The Third Circuit has instructed that if a complaint is vulnerable to dismissal for failure to state a claim, the district court must permit a curative amendment unless an amendment would be inequitable or futile. Grayson, 293 F.3d at 108. As the amended complaint in its current form does not clearly set forth any claims against Defendant, dismissal is warranted. However, so as to preserve Bates's rights as a pro se litigant, the Court recommends that Bates be granted leave to file a final, unified, legible amended complaint setting forth factual allegations and legal claims in a manner that can be reviewed by the Court and, if necessary, answered by Defendants. Estelle, 429 U.S. at 106; Grayson, 293 F.3d at 108.

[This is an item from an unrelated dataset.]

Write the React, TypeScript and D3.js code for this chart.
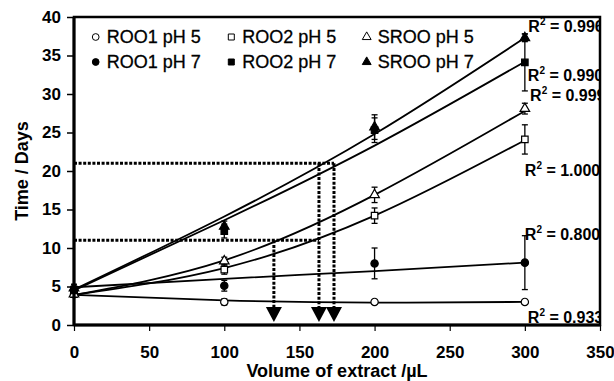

Bates is advised that an amended complaint must be a pleading that stands by itself without reference to the original complaint. Young v. Keohane, 809 F.Supp. 1185, 1198 (M.D. Pa. 1992) (emphasis added). The amended complaint must also establish the existence of specific actions taken by Defendant. Bates is further cautioned that she must comply with Rule 8 of the Federal Rules of Civil Procedure and establish at least a modicum of factual specificity regarding the claims she intends to assert and the factual grounds upon which they rest. The amended complaint should also be limited to those claims that arise out of the same transaction or occurrence or series of transactions or occurrences as averred in the original complaint. Failure to file an amended complaint in accordance with the aforementioned requirements may result in the dismissal of this action in its entirety.
IV. Recommendation
Based on the foregoing, it is respectfully recommended that Wal-Mart's motion to dismiss and motion for a more definite statement (Doc. 3) be GRANTED and Bates be granted leave to file an amended complaint.
NOTICE
NOTICE IS HEREBY GIVEN that the undersigned has entered the foregoing Report and Recommendation dated January 27, 2023. Any party may obtain a review of the Report and Recommendation pursuant to Rule 72.3, which provides:
Any party may object to a magistrate judge's proposed findings, recommendations or report addressing a motion or matter described in 28 U.S.C. § 636(b)(1)(B) or making a recommendation for the disposition of a prisoner case or a habeas corpus petition within fourteen (14) days after being served with a copy thereof. Such party shall file with the clerk of court, and serve on the magistrate judge and all parties, written objections which shall specifically identify the portions of the proposed findings, recommendations, or report to which objection is made and the basis for such objections. The briefing requirements set forth in Local Rule 72.2 shall apply. A judge shall make a de novo determination of those portions of the report or specified proposed findings or recommendations to which objection is made and may accept, reject, or modify, in whole or in part, the findings or recommendations made by the magistrate judge. The judge, however, need conduct a new hearing only at his or her discretion or where required by law and may consider the record developed before the magistrate judge, making his or her own determination on the basis of that record. The judge may also receive further evidence, recall witnesses or recommit the matter to the magistrate judge with instructions.